Сейчас в серьезных научных кругах на Западе у Сталина обнаруживают признаки маниакальности и, более того, — криминальности. На основании наших с ним встреч подтвердить этого не берусь, допускаю лишь, что любой разрушитель либо творец новой империи несет внутри себя заряд как гипертрофированных восторгов, так и воистину дьявольского отчаяния. Неистовый гнев или необузданное, доходящее до скоморошества веселье волнами накатывали на Сталина. Да и ненормально было бы, истребив несколько поколений соратников, не пощадив и собственную родню, оставаться нормальным — лишенным подозрительности, спокойным… Мне кажется, что корни сталинской «маниакальности» и «криминальности» следовало бы искать в самом существе идеи и режима: идея построения любого, а тем паче бесконфликтного общества является, строго говоря, далеким от рациональности мифотворчеством, а режим, покоящийся на беззаконии, преступен сам по себе.

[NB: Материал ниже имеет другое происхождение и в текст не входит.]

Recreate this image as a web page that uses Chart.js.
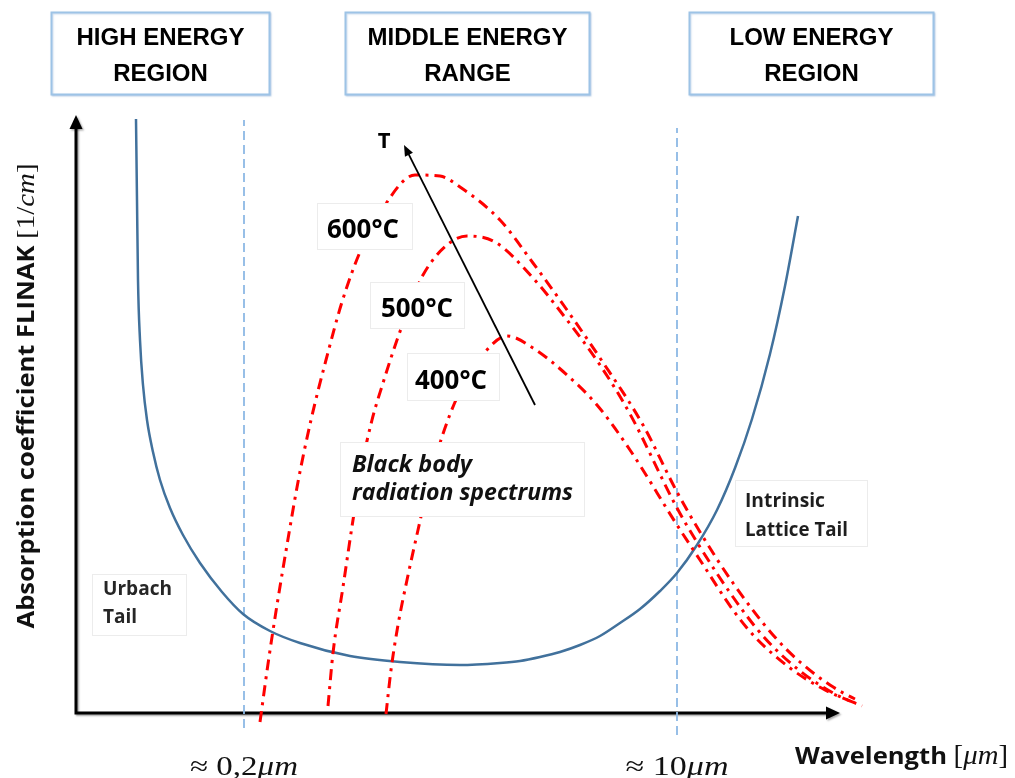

Сталин был слишком мал ростом, с чересчур длинными руками и коротким туловищем, чтобы не терпеть внутренних мук по этому поводу. Лишь лицо его, по-крестьянски простоватое, «народное», можно было назвать привлекательным, даже красивым. Чувствовалась живость ума, глаза с желтинкой лучисто поблескивали. Уничтожив миллионы, послав еще миллионы умирать со своим именем на устах, он первое и второе считал необходимостью; ни то ни другое на нем никак не отражалось, хотя Сталин и приучил себя люто ненавидеть первых и безмерно радеть о вторых… Партбюрократия, притесняемая и основательно повыбитая, все равно видела в нем вождя. Рядом с ним я ни на мгновение не ощутил, что ему знакомо чувство незамутненной человеческой радости, простого, свободного от эгоизма счастья: то были состояния вне границ его мира, он вполне обходился без них именно потому, что отождествлял себя с идеей и режимом…

Посчитав свои «Беседы со Сталиным» завершенными, я опять, как во многом уже не раз до этого, обманулся. Случилось то же, что и с недавними надеждами: впредь, по окончании «Несовершенного общества», не заниматься «вопросами идеологии».

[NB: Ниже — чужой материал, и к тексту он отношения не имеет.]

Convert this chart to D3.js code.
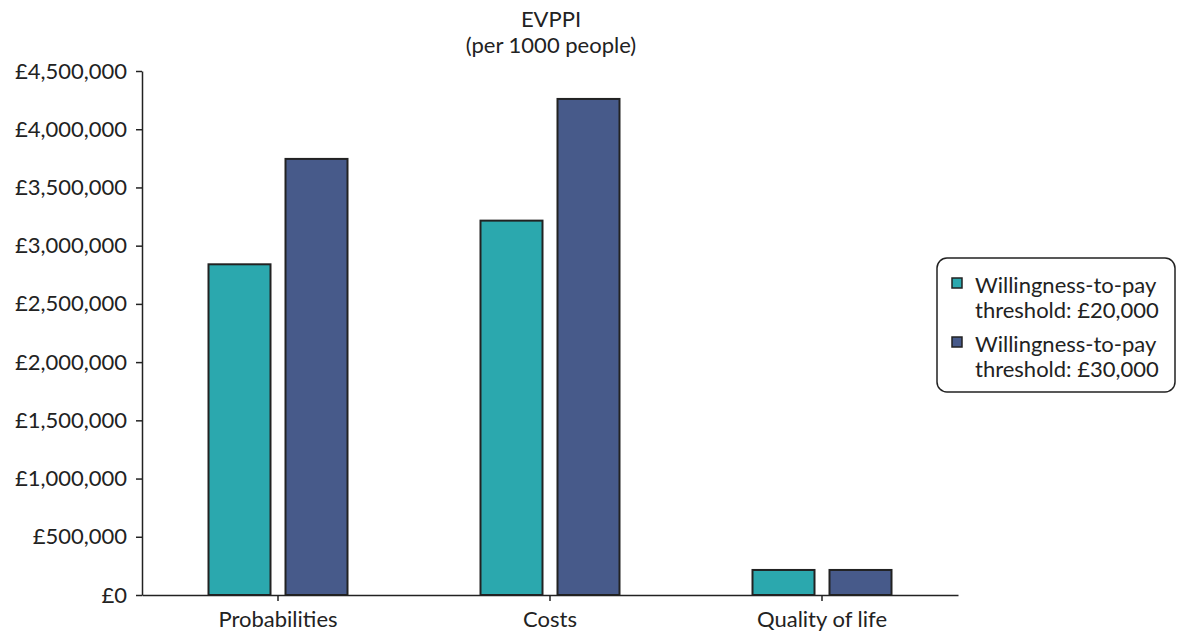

Но Сталин — это призрак, который бродит и долго еще будет бродить по свету. От его наследия отреклись все, хотя немало осталось тех, кто черпает оттуда силы. Многие и помимо собственной воли подражают Сталину. Хрущев, порицая его, одновременно им восторгался. Сегодняшние советские вожди не восторгаются, но зато нежатся в лучах его солнца. И у Тито, спустя пятнадцать лет после разрыва со Сталиным, ожило уважительное отношение к его государственной мудрости. А сам я разве не мучаюсь, пытаясь понять, что же это такое — мое «раздумье» о Сталине? Не вызвано ли и оно живучим его присутствием во мне?

Что такое Сталин? Великий государственный муж, «демонический гений», жертва догмы или маньяк и бандит, дорвавшийся до власти? Чем была для него марксистская идеология, в качестве чего использовал он идеи? Что думал он о деяниях своих, о себе, своем месте в истории?

Вот лишь некоторые вопросы, искать ответы на которые понуждает его личность. Обращаюсь к ним как к задевающим судьбы современного мира, особенно коммунистического, так и ввиду их, я бы сказал, расширенного, вневременного значения.